Called the Rainbow Bridge, it spanned the Schwarzbach while fronting the base of the Upper Golling Waterfall.
Unfortunately, most of the waterfall was hidden from view as a result of a rock wall blocking most of the line-of-sight.
However, a lot of mist came blasting out of the natural arch at the bottom, which often made photographing the hole from the bridge difficult.
Beyond the bridge, the trail continued its ascent until reaching another fork.
On the right side of the fork, the trail meandered a short distance further around a bend before ending at a dead-end right in front of the Source Cave (or Quellhöhle).
This was where the Schwarzbach gushed out of a cave and promptly started its steep descent.
The left side of the fork descended towards the Witches Cauldron Bridge, which was right atop the rock wall supporting the natural bridge.
You can’t see the natural bridge from up here, but you can get awkward and very close views of the Upper Golling Waterfall itself.
Also from this vantage point, I was able to look downhill across the Salzachtal, which was the very valley within which the city of Salzburg resided in.
After having my fill of these spots, I returned the way I came.
Overall, I spent about 75 minutes away from the car.
Of course if the goal was just to visit the lower waterfall and come back, then this excursion could be as little as 30 minutes.
The Golling Waterfall resides near the town of Golling in the state of Salzburg (Salzburgerland), Austria. It may be administered by the Golling government. For information or inquiries about the area as well as current conditions, you can try visiting their website.

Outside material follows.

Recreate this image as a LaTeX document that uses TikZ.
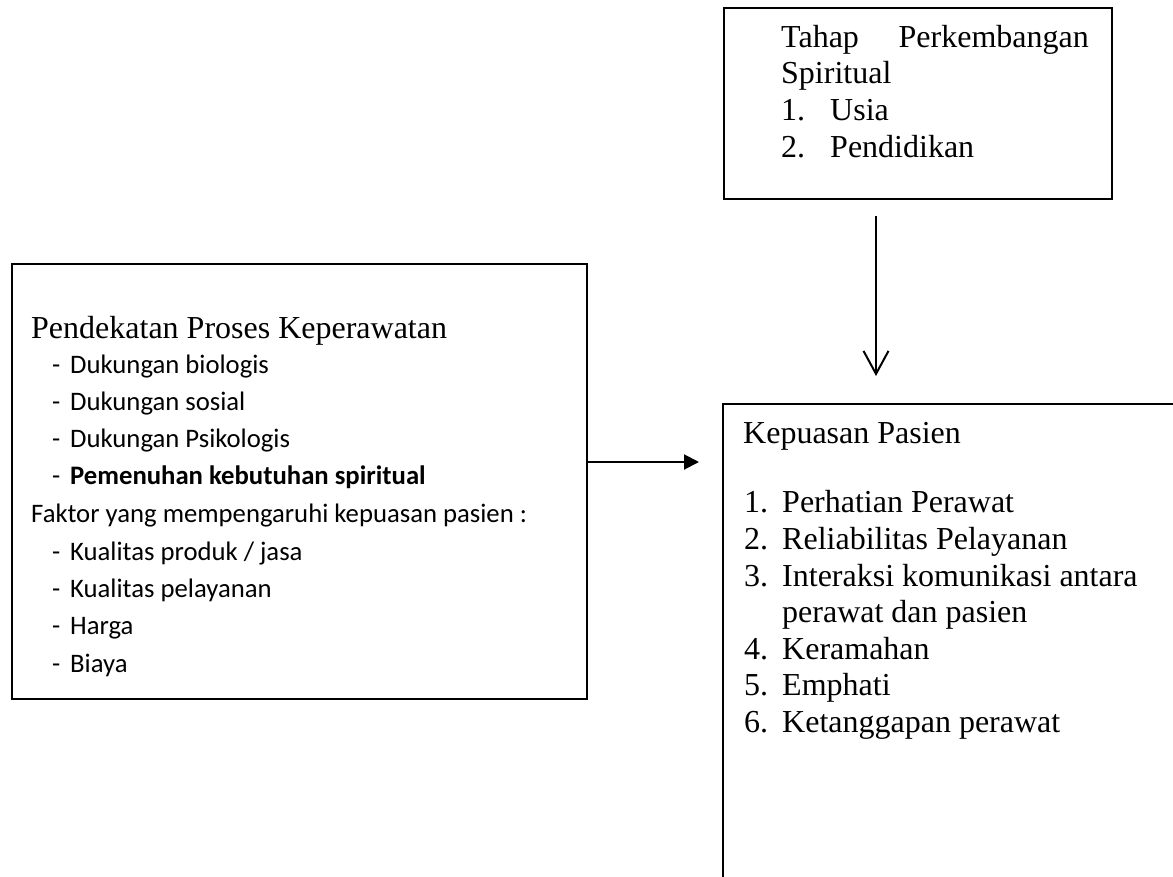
\documentclass[tikz,border=0pt]{standalone}
\usepackage{fontspec}
\setmainfont{Liberation Serif}
\newfontfamily\carlito{Carlito}
\usetikzlibrary{arrows.meta}
\begin{document}
\begin{tikzpicture}[x=1pt,y=-1pt,
  box/.style={draw,line width=1.7pt,rectangle,inner sep=0pt,anchor=north west},
  serif/.style={font=\fontsize{32}{37}\selectfont,anchor=base west,inner sep=0pt},
  serifr/.style={font=\fontsize{32}{37}\selectfont,anchor=base east,inner sep=0pt},
  sans/.style={font=\carlito\fontsize{26.7}{37}\selectfont,anchor=base west,inner sep=0pt},
  conn/.style={line width=2pt}]
\clip (0,0) rectangle (1173,876);
\fill[white] (0,0) rectangle (1173,876);
% boxes
\node[box,minimum width=388pt,minimum height=191pt] (tbox) at (723,7) {};
\node[box,minimum width=575pt,minimum height=435pt] (lbox) at (11,263) {};
\node[box,minimum width=520pt,minimum height=520pt] (rbox) at (722,403) {};
% top box text
\node[serif] (t1) at (781,47) {Tahap};
\node[serifr] (t2) at (1089,47) {Perkembangan};
\node[serif] (t3) at (781,83) {Spiritual};
\node[serif] (t4n) at (781,120) {1.};
\node[serif] (t4) at (830,120) {Usia};
\node[serif] (t5n) at (781,157) {2.};
\node[serif] (t5) at (830,157) {Pendidikan};
% left box text
\node[serif] (l0) at (31,338) {Pendekatan Proses Keperawatan};
\node[sans] (d1) at (52,373) {-};
\node[sans] (l1) at (70,373) {Dukungan biologis};
\node[sans] (d2) at (52,410) {-};
\node[sans] (l2) at (70,410) {Dukungan sosial};
\node[sans] (d3) at (52,447) {-};
\node[sans] (l3) at (70,447) {Dukungan Psikologis};
\node[sans] (d4) at (52,484) {-};
\node[sans] (l4) at (70,484) {\bfseries Pemenuhan kebutuhan spiritual};
\node[sans] (l5) at (31,522) {Faktor yang mempengaruhi kepuasan pasien :};
\node[sans] (d6) at (52,560) {-};
\node[sans] (l6) at (70,560) {Kualitas produk / jasa};
\node[sans] (d7) at (52,597) {-};
\node[sans] (l7) at (70,597) {Kualitas pelayanan};
\node[sans] (d8) at (52,634) {-};
\node[sans] (l8) at (70,634) {Harga};
\node[sans] (d9) at (52,672) {-};
\node[sans] (l9) at (70,672) {Biaya};
% right box text
\node[serif] (r0) at (743,443) {Kepuasan Pasien};
\node[serif] (r1n) at (744,512) {1.};
\node[serif] (r1) at (782,512) {Perhatian Perawat};
\node[serif] (r2n) at (744,549) {2.};
\node[serif] (r2) at (782,549) {Reliabilitas Pelayanan};
\node[serif] (r3n) at (744,586) {3.};
\node[serif] (r3) at (782,586) {Interaksi komunikasi antara};
\node[serif] (r3b) at (782,622) {perawat dan pasien};
\node[serif] (r4n) at (744,659) {4.};
\node[serif] (r4) at (782,659) {Keramahan};
\node[serif] (r5n) at (744,695) {5.};
\node[serif] (r5) at (782,695) {Emphati};
\node[serif] (r6n) at (744,732) {6.};
\node[serif] (r6) at (782,732) {Ketanggapan perawat};
% connectors
\coordinate (htip) at (699,462);
\draw[conn,-{Triangle[length=15pt,width=15pt]}] (lbox.east |- htip) -- (htip);
\coordinate (vstart) at (876,216);
\coordinate (vtip) at (876,376);
\draw[conn,-{Straight Barb[length=23pt,width=25pt,line width=2pt]}] (vstart) -- (vtip);
\end{tikzpicture}
\end{document}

We’ll describe the driving directions from Salzburg since it made the most sense for most people to base themselves in the charming city.
So from Salzburg, we headed south on the B150 out of the city center and towards the A10 autobahn.
Heading south on the A10, we then drove about 19km before we then took the ramp for the Golling exit.
This led us on the B159 and then onto the B162 due east.
After crossing over the Salzach River, we then took a left turn to head into Golling via the B159.
After keeping left at a main fork to take Durchlassstraße (as opposed to Obergäu on the right), we then drove roughly 400m before turning left at the bridge over the Salzach.
There were signs for the Golling Waterfall at this point.
After going over the bridge, we drove on the Wasserfallsstraße a little over 2km before reaching a very narrow road that accessed the Golling Waterfall car park.
This drive took us about a half-hour from the Salzburg city center.
For geographical context, Salzburg was about 38km (30 minutes drive) north of Golling an der Salzach, 29km (over 30 minutes drive) north of Schönau am Königssee, 72km (over an hour drive) northwest of Hallstatt, and 144km (90 minutes drive without traffic) east of Munich.